Notably, Savage’s article was written almost three months ago, well before Obama’s announcement that he was adopting many of the most extreme Bush policies. At the time of Savage’s February article, I wrote: “while believing that Savage’s article is of great value in sounding the right alarm bells, I think that he paints a slightly more pessimistic picture on the civil liberties front than is warranted by the evidence thus far (though only slightly).” But as it turns out, it was Savage who was clearly right. As Politico‘s Josh Gerstein recently wrote about Obama’s Terrorism policies: ”A few, like MSNBC’s Rachel Maddow, have even hurled the left’s ultimate epithet — suggesting that Obama’s turning into George W. Bush.”
* * * * *
In his New Republic article today, Goldsmith reviews what he calls the “eleven essential elements” of “the Bush approach to counterterrorism policy” and documents how — with only a couple of minor exceptions — Obama has embraced all of them. In those cases where Obama has purported to “change” these elements, those changes are almost all symbolic and ceremonial, and the few changes that have any substance to them (banning the already-empty CIA black sites and prohibiting no-longer-authorized torture techniques) are far less substantial than Obama officials purport. None of Goldsmith’s analysis is grounded in the proposition that Obama hasn’t yet acted to change Bush policies, thus rendering a nonsequitur the response that “Obama needs more time; it’s only been 4 months.” Goldsmith is describing affirmative steps Obama has already announced to adopt the core Bush “terrorism” policies.
Just consider some of Goldsmith’s examples: Obama makes a melodramatic showing of ordering Guantanamo closed but then re-creates its systematic denial of detainee rights in Bagram, and “[l]ast month Secretary of Defense Gates hinted that up to 100 suspected terrorists would be detained without trial.” Obama announces that all interrogations must comply with the Army Field Manual but then has his CIA Director announce that he will seek greater interrogation authority whenever it is needed and convenes a task force to determine which enhanced interrogation methods beyond the Field Manual should be authorized. He railed against Bush’s Guantanamo military commissions but then preserved them with changes that are plainly cosmetic.
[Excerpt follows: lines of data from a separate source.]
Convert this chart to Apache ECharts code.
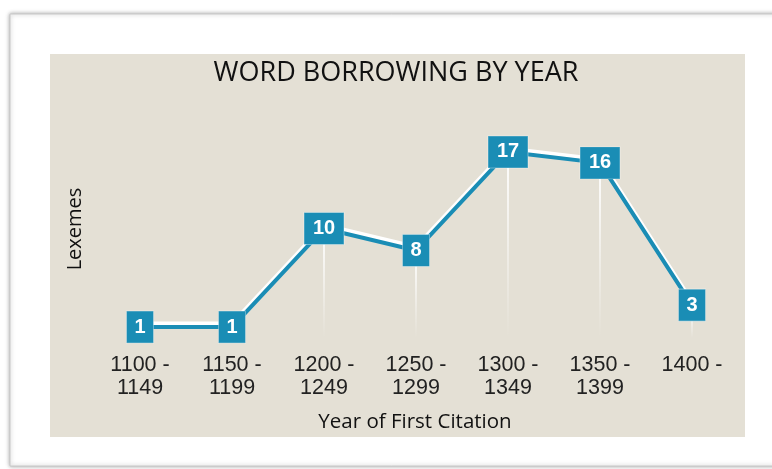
<!DOCTYPE html>
<html><head><meta charset="utf-8">
<script src="https://cdn.jsdelivr.net/npm/echarts@6/dist/echarts.min.js"></script>
<style>html,body{margin:0;padding:0;background:#fff}#c{width:772px;height:469px}</style>
</head><body><div id="c"></div>
<script>
const categories = ['1100 -\n1149','1150 -\n1199','1200 -\n1249','1250 -\n1299','1300 -\n1349','1350 -\n1399','1400 -'];
const lexemes = [1, 1, 10, 8, 17, 16, 3];
const titleText = 'WORD BORROWING BY YEAR';
const xName = 'Year of First Citation';
const yName = 'Lexemes';

const blue = '#1a8db5';
const chart = echarts.init(document.getElementById('c'));
chart.setOption({
  backgroundColor: '#fff',
  animation: false,
  graphic: [
    {type:'rect', shape:{x:10,y:14,width:790,height:452}, style:{fill:'#fff', stroke:'#c8c8c8', lineWidth:1, shadowBlur:4, shadowColor:'rgba(0,0,0,0.35)', shadowOffsetX:0, shadowOffsetY:0}, z:-10},
    {type:'rect', shape:{x:50,y:54,width:695,height:383}, style:{fill:'#e4e0d5'}, z:-9},
    {type:'text', x:396, y:73, style:{text:titleText, font:'27px "Open Sans"', fill:'#111', align:'center', verticalAlign:'middle'}, z:5},
    {type:'text', x:415, y:422, style:{text:xName, font:'20.5px "Open Sans"', fill:'#111', align:'center', verticalAlign:'middle'}, z:5},
    {type:'text', x:75, y:229, rotation:Math.PI/2, style:{text:yName, font:'20px "Open Sans"', fill:'#111', align:'center', verticalAlign:'middle'}, z:5}
  ],
  grid: {left:94, width:644, top:141, height:197},
  xAxis: {
    type:'category', data:categories, boundaryGap:true,
    axisLine:{show:false}, axisTick:{show:false},
    axisLabel:{color:'#222', fontSize:21.5, fontFamily:'Liberation Sans, Arial', lineHeight:23, margin:16, interval:0}
  },
  yAxis: {type:'value', min:0, max:18, show:false, splitLine:{show:false}},
  series: [
    {
      type:'bar', data:lexemes, barWidth:2, barGap:'-100%', silent:true, z:1,
      itemStyle:{color:new echarts.graphic.LinearGradient(0,0,0,1,[{offset:0,color:'rgba(255,255,255,0.95)'},{offset:1,color:'rgba(255,255,255,0)'}])}
    },
    {
      type:'line', data:lexemes, z:3,
      lineStyle:{color:blue, width:4, shadowColor:'#fff', shadowBlur:0, shadowOffsetY:-3.5},
      symbol:'rect',
      symbolSize:function(v){ return [String(v).length > 1 ? 40 : 27, 32]; },
      itemStyle:{color:blue, borderColor:'rgba(255,255,255,0.35)', borderWidth:1},
      label:{show:true, position:'inside', color:'#fff', fontSize:20, fontWeight:'bold', fontFamily:'Liberation Sans, Arial'}
    }
  ]
});
</script></body></html>
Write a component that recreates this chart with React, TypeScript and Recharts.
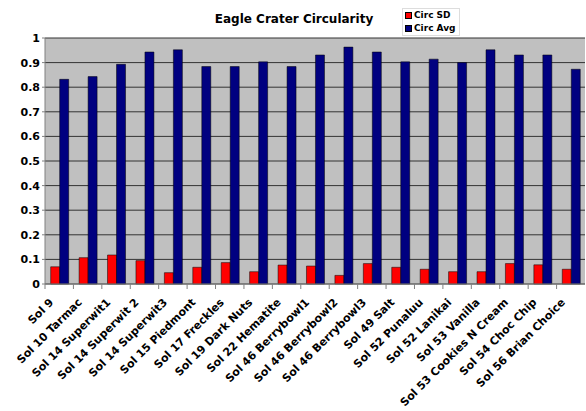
import React from "react"
import { BarChart, Bar, XAxis, YAxis, CartesianGrid } from "recharts"

const categories = [
  "Sol 9",
  "Sol 10 Tarmac",
  "Sol 14 Superwit1",
  "Sol 14 Superwit 2",
  "Sol 14 Superwit3",
  "Sol 15 Piedmont",
  "Sol 17 Freckles",
  "Sol 19 Dark Nuts",
  "Sol 22 Hematite",
  "Sol 46 Berrybowl1",
  "Sol 46 Berrybowl2",
  "Sol 46 Berrybowl3",
  "Sol 49 Salt",
  "Sol 52 Punaluu",
  "Sol 52 Lanikai",
  "Sol 53 Vanilla",
  "Sol 53 Cookies N Cream",
  "Sol 54 Choc Chip",
  "Sol 56 Brian Choice",
]

const circSD = [0.07, 0.107, 0.118, 0.095, 0.046, 0.068, 0.087, 0.05, 0.077, 0.073, 0.035, 0.083, 0.068, 0.06, 0.05, 0.05, 0.083, 0.078, 0.06]

const circAvg = [0.832, 0.843, 0.893, 0.943, 0.952, 0.884, 0.884, 0.903, 0.884, 0.931, 0.963, 0.943, 0.903, 0.914, 0.9, 0.952, 0.931, 0.931, 0.873]

const yTicks = [0, 0.1, 0.2, 0.3, 0.4, 0.5, 0.6, 0.7, 0.8, 0.9, 1]

const W = 586
const H = 411
const LEFT = 45
const RIGHT = 1
const band = (W - LEFT - RIGHT) / categories.length

const font = "'DejaVu Sans', Verdana, sans-serif"

const data = categories.map((name, i) => ({
  name,
  sd: circSD[i],
  avg: circAvg[i],
}))

const CategoryTick = ({ x, y, payload }: any) => (
  <g>
    <line x1={x - band / 2} y1={y - 8} x2={x - band / 2} y2={y - 3} stroke="#808080" />
    <text
      x={x - 5}
      y={y + 11}
      textAnchor="end"
      transform={`rotate(-45, ${x - 5}, ${y + 11})`}
      fontFamily={font}
      fontWeight="bold"
      fontSize={11}
      fill="#000"
    >
      {payload.value}
    </text>
  </g>
)

export default function App() {
  return (
    <div style={{ position: "absolute", left: 0, top: 0, width: W, height: H, background: "#fff" }}>
      <div
        style={{
          position: "absolute",
          left: 0,
          width: 588,
          top: 12,
          textAlign: "center",
          fontFamily: font,
          fontWeight: "bold",
          fontSize: 12,
          color: "#000",
        }}
      >
        Eagle Crater Circularity
      </div>
      <div
        style={{
          position: "absolute",
          left: 402,
          top: 8,
          width: 58,
          height: 28,
          border: "1px solid #ddd",
          fontFamily: font,
          fontWeight: "bold",
          fontSize: 9,
          lineHeight: "13px",
          paddingLeft: 2,
          boxSizing: "border-box",
        }}
      >
        <div style={{ display: "flex", alignItems: "center", gap: 2 }}>
          <span style={{ width: 5, height: 5, background: "#ff0000", border: "1px solid #000", display: "inline-block" }} />
          Circ SD
        </div>
        <div style={{ display: "flex", alignItems: "center", gap: 2 }}>
          <span style={{ width: 5, height: 5, background: "#000080", border: "1px solid #000", display: "inline-block" }} />
          Circ Avg
        </div>
      </div>
      <BarChart
        width={W}
        height={H}
        data={data}
        margin={{ top: 38, right: RIGHT, bottom: 0, left: 0 }}
        barCategoryGap="20%"
        barGap={0}
        style={{ position: "absolute", left: 0, top: 0 }}
      >
        <CartesianGrid vertical={false} stroke="#333" fill="#c0c0c0" />
        <XAxis
          dataKey="name"
          interval={0}
          height={127}
          tick={<CategoryTick />}
          tickLine={false}
          stroke="#808080"
        />
        <YAxis
          width={LEFT}
          domain={[0, 1]}
          ticks={yTicks}
          interval={0}
          tickFormatter={(v: number) => (v === 0 || v === 1 ? String(v) : v.toFixed(1))}
          tick={{ fontFamily: font, fontWeight: "bold", fontSize: 11, fill: "#000" }}
          tickLine={{ stroke: "#808080" }}
          tickSize={3}
          stroke="#808080"
        />
        <Bar dataKey="sd" fill="#ff0000" stroke="#000" strokeWidth={0.5} isAnimationActive={false} />
        <Bar dataKey="avg" fill="#000080" stroke="#000" strokeWidth={0.5} isAnimationActive={false} />
      </BarChart>
    </div>
  )
}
Obama has been at least as aggressive as Bush was in asserting radical secrecy doctrines in order to prevent courts from ruling on illegal torture and spying programs and to block victims from having a day in court. He has continued and even “ramped up” so-called ”targeted killings” in Pakistan and Afghanistan which, as Goldsmith puts it, “have predictably caused more collateral damage to innocent civilians.” He has maintained not only Bush’s rendition policy but also the standard used to determine to which countries a suspect can be rendered, and has kept Bush’s domestic surveillance policies in place and unchanged. Most of all, he has emphatically endorsed the Bush/Cheney paradigm that we are engaged in a “war” against Terrorists — with all of the accompanying presidential “war powers” — rather than the law enforcement challenge that John Kerry, among others, advocated.